--- Given data ---
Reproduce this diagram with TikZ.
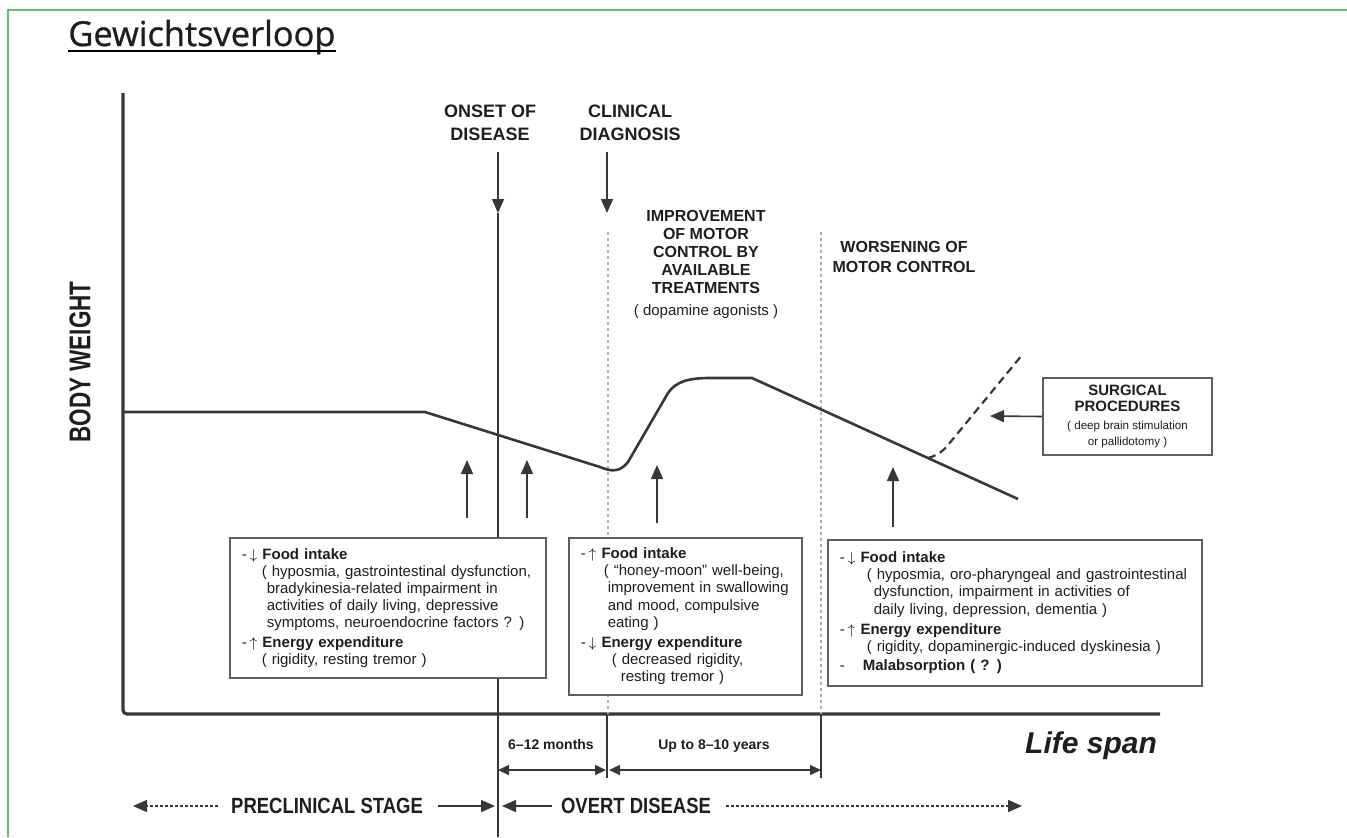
\documentclass[tikz,border=0pt]{standalone}
\usepackage{fontspec}
\setmainfont{Liberation Sans}
\newfontfamily\titlefont[FakeBold=0.9]{Open Sans}
\usetikzlibrary{arrows.meta,positioning}
\definecolor{frame}{RGB}{96,192,108}
\definecolor{ink}{RGB}{30,30,30}
\definecolor{rule}{RGB}{55,55,55}
\definecolor{guide}{RGB}{175,175,175}
\newcommand{\narrow}[2][0.85]{\scalebox{#1}[1]{#2}}

\begin{document}
\begin{tikzpicture}[x=0.5pt,y=-0.5pt,
  tip/.style={-{Triangle[width=6pt,length=7pt]}},
  spantip/.style={{Triangle[width=5pt,length=5.5pt]}-{Triangle[width=5pt,length=5.5pt]}},
  thin line/.style={rule,line width=0.8pt},
  dots line/.style={rule,line width=0.8pt,dash pattern=on 1.5pt off 1pt},
  guide line/.style={guide,line width=0.6pt,dash pattern=on 1.5pt off 1.5pt},
  infobox/.style={draw=rule!80,line width=0.8pt,fill=white,anchor=north west,align=left,
    inner xsep=6pt,font=\fontsize{7.5}{8.6}\selectfont},
  caps/.style={align=center,font=\bfseries\fontsize{9}{11.5}\selectfont},
  phase/.style={align=center,font=\bfseries\fontsize{8}{9}\selectfont}]
\tikzstyle{every node}+=[inner sep=0pt,text=ink]

\useasboundingbox (0,0) rectangle (1347,837);
\draw[frame,line width=1pt] (8,837) -- (8,10) -- (1347,10);

% title
\node[anchor=base west,font=\titlefont\fontsize{17.2}{18}\selectfont] (title) at (68,46) {Gewichtsverloop};
\draw[line width=0.9pt] ([yshift=-2.4pt]title.base west) -- ([yshift=-2.4pt]title.base east);

% axes
\draw[rule,line width=1.6pt,rounded corners=2pt] (123,93) -- (123,714) -- (1160,714);
\node[rotate=90,font=\bfseries\fontsize{15}{15}\selectfont] (weight) at (80,362) {\narrow[0.75]{BODY WEIGHT}};
\node[anchor=base,font=\bfseries\itshape\fontsize{15}{15}\selectfont] (life) at (1091,753) {Life span};

% phase guides
\draw[guide line] (608,232) -- (608,714);
\draw[guide line] (821,232) -- (821,714);
\node[phase] (better) at (706,264) {IMPROVEMENT\\OF MOTOR\\CONTROL BY\\AVAILABLE\\TREATMENTS\\[2pt]
  {\mdseries\fontsize{7.5}{9}\selectfont ( dopamine agonists )}};
\node[phase,font=\bfseries\fontsize{8}{10}\selectfont] (worse) at (904,257) {WORSENING OF\\MOTOR CONTROL};

% onset and diagnosis
\node[caps] (onsetlbl) at (490,123) {ONSET OF\\DISEASE};
\node[caps] (diaglbl) at (630,123) {CLINICAL\\DIAGNOSIS};
\coordinate (onsetfoot) at (498,152);
\coordinate (onsettip) at (498,213);
\coordinate (onsetbase) at (498,837);
\coordinate (diagfoot) at (607,152);
\coordinate (diagtip) at (607,213);
\draw[thin line,tip] (onsetfoot) -- (onsettip);
\draw[thin line] (onsettip) -- (onsetbase);
\draw[thin line,tip] (diagfoot) -- (diagtip);

% body weight course
\draw[rule,line width=1.3pt] (123,412) -- (425,412) -- (600,467)
  .. controls (612,472) and (620,472) .. (628,462) -- (668,393)
  .. controls (676,381) and (690,378) .. (710,378) -- (752,378) -- (1018,499);
\draw[rule,line width=1.1pt,dash pattern=on 4pt off 2.5pt] (928,458)
  .. controls (938,455) and (942,452) .. (948,445) -- (1022,355);

% surgery
\node[draw=rule!80,line width=0.8pt,fill=white,minimum width=84.5pt,minimum height=38.5pt,
  align=center,font=\bfseries\fontsize{7.5}{8}\selectfont] (surgery) at (1127.5,416.5)
  {SURGICAL\\PROCEDURES\\[1pt]{\mdseries\fontsize{5.8}{7.5}\selectfont ( deep brain stimulation}\\
  {\mdseries\fontsize{5.8}{7.5}\selectfont or pallidotomy )}};
\coordinate (surgtip) at (990,416);
\draw[thin line,tip] (surgery.west) -- (surgtip);

% factors acting on the curve
\coordinate (upAfoot) at (467,518);
\coordinate (upAtip) at (467,460);
\coordinate (upBfoot) at (527,518);
\coordinate (upBtip) at (527,460);
\coordinate (upCfoot) at (657,523);
\coordinate (upCtip) at (657,465);
\coordinate (upDfoot) at (893,527);
\coordinate (upDtip) at (893,467);
\draw[thin line,tip] (upAfoot) -- (upAtip);
\draw[thin line,tip] (upBfoot) -- (upBtip);
\draw[thin line,tip] (upCfoot) -- (upCtip);
\draw[thin line,tip] (upDfoot) -- (upDtip);

\node[infobox,text width=146pt,minimum height=70pt] (boxpre) at (229,537) {%
-\,$\downarrow$ \textbf{Food intake}\\
\hspace*{10pt}( hyposmia, gastrointestinal dysfunction,\\
\hspace*{12.5pt}bradykinesia-related impairment in\\
\hspace*{12.5pt}activities of daily living, depressive\\
\hspace*{12.5pt}symptoms, neuroendocrine factors ? )\\[1pt]
-\,$\uparrow$ \textbf{Energy expenditure}\\
\hspace*{10pt}( rigidity, resting tremor )};

\node[infobox,text width=104.5pt,minimum height=78.5pt] (boxearly) at (568,537) {%
-\,$\uparrow$ \textbf{Food intake}\\
\hspace*{11.5pt}( ``honey-moon'' well-being,\\
\hspace*{13.5pt}improvement in swallowing\\
\hspace*{13.5pt}and mood, compulsive\\
\hspace*{13.5pt}eating )\\[1.5pt]
-\,$\downarrow$ \textbf{Energy expenditure}\\
\hspace*{15.5pt}( decreased rigidity,\\
\hspace*{20pt}resting tremor )};

\node[infobox,text width=175pt,minimum height=73pt] (boxlate) at (827,539) {%
-\,$\downarrow$ \textbf{Food intake}\\
\hspace*{13.5pt}( hyposmia, oro-pharyngeal and gastrointestinal\\
\hspace*{17pt}dysfunction, impairment in activities of\\
\hspace*{17pt}daily living, depression, dementia )\\[1.5pt]
-\,$\uparrow$ \textbf{Energy expenditure}\\
\hspace*{13.5pt}( rigidity, dopaminergic-induced dyskinesia )\\[1pt]
-\hspace*{9pt}\textbf{Malabsorption ( ? )}};

% time spans
\coordinate (diagtick) at (607,778);
\coordinate (diagaxis) at (607,714);
\coordinate (worsetick) at (821,778);
\coordinate (worseaxis) at (821,714);
\draw[thin line] (diagaxis) -- (diagtick);
\draw[thin line] (worseaxis) -- (worsetick);
\node[anchor=base,font=\bfseries\fontsize{7}{8}\selectfont] (months) at (551,749) {6--12 months};
\node[anchor=base,font=\bfseries\fontsize{7}{8}\selectfont] (years) at (714,749) {Up to 8--10 years};
\coordinate (spanAleft) at (498,770);
\coordinate (spanAright) at (606,770);
\coordinate (spanBleft) at (609,770);
\coordinate (spanBright) at (821,770);
\draw[thin line,spantip] (spanAleft) -- (spanAright);
\draw[thin line,spantip] (spanBleft) -- (spanBright);

% stages
\node[font=\bfseries\fontsize{11}{11}\selectfont] (pre) at (327,806) {\narrow[0.84]{PRECLINICAL STAGE}};
\node[font=\bfseries\fontsize{11}{11}\selectfont] (overt) at (636,806) {\narrow[0.84]{OVERT DISEASE}};
\coordinate (preleft) at (133,806);
\coordinate (preright) at (495,806);
\coordinate (overtleft) at (502,806);
\coordinate (overtright) at (1022,806);
\draw[dots line,tip] ([xshift=-6.5pt]pre.west) -- (preleft);
\draw[thin line,tip] ([xshift=7.5pt]pre.east) -- (preright);
\draw[thin line,tip] ([xshift=-4.5pt]overt.west) -- (overtleft);
\draw[dots line,tip] ([xshift=7.5pt]overt.east) -- (overtright);
\end{tikzpicture}
\end{document}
---
Set problem: Without the pictures, return the listing above from its first line through the line that has "-- ([yshift=-2.4pt]title.base east);".

The completed task:
Reproduce this diagram with TikZ.
\documentclass[tikz,border=0pt]{standalone}
\usepackage{fontspec}
\setmainfont{Liberation Sans}
\newfontfamily\titlefont[FakeBold=0.9]{Open Sans}
\usetikzlibrary{arrows.meta,positioning}
\definecolor{frame}{RGB}{96,192,108}
\definecolor{ink}{RGB}{30,30,30}
\definecolor{rule}{RGB}{55,55,55}
\definecolor{guide}{RGB}{175,175,175}
\newcommand{\narrow}[2][0.85]{\scalebox{#1}[1]{#2}}

\begin{document}
\begin{tikzpicture}[x=0.5pt,y=-0.5pt,
  tip/.style={-{Triangle[width=6pt,length=7pt]}},
  spantip/.style={{Triangle[width=5pt,length=5.5pt]}-{Triangle[width=5pt,length=5.5pt]}},
  thin line/.style={rule,line width=0.8pt},
  dots line/.style={rule,line width=0.8pt,dash pattern=on 1.5pt off 1pt},
  guide line/.style={guide,line width=0.6pt,dash pattern=on 1.5pt off 1.5pt},
  infobox/.style={draw=rule!80,line width=0.8pt,fill=white,anchor=north west,align=left,
    inner xsep=6pt,font=\fontsize{7.5}{8.6}\selectfont},
  caps/.style={align=center,font=\bfseries\fontsize{9}{11.5}\selectfont},
  phase/.style={align=center,font=\bfseries\fontsize{8}{9}\selectfont}]
\tikzstyle{every node}+=[inner sep=0pt,text=ink]

\useasboundingbox (0,0) rectangle (1347,837);
\draw[frame,line width=1pt] (8,837) -- (8,10) -- (1347,10);

% title
\node[anchor=base west,font=\titlefont\fontsize{17.2}{18}\selectfont] (title) at (68,46) {Gewichtsverloop};
\draw[line width=0.9pt] ([yshift=-2.4pt]title.base west) -- ([yshift=-2.4pt]title.base east);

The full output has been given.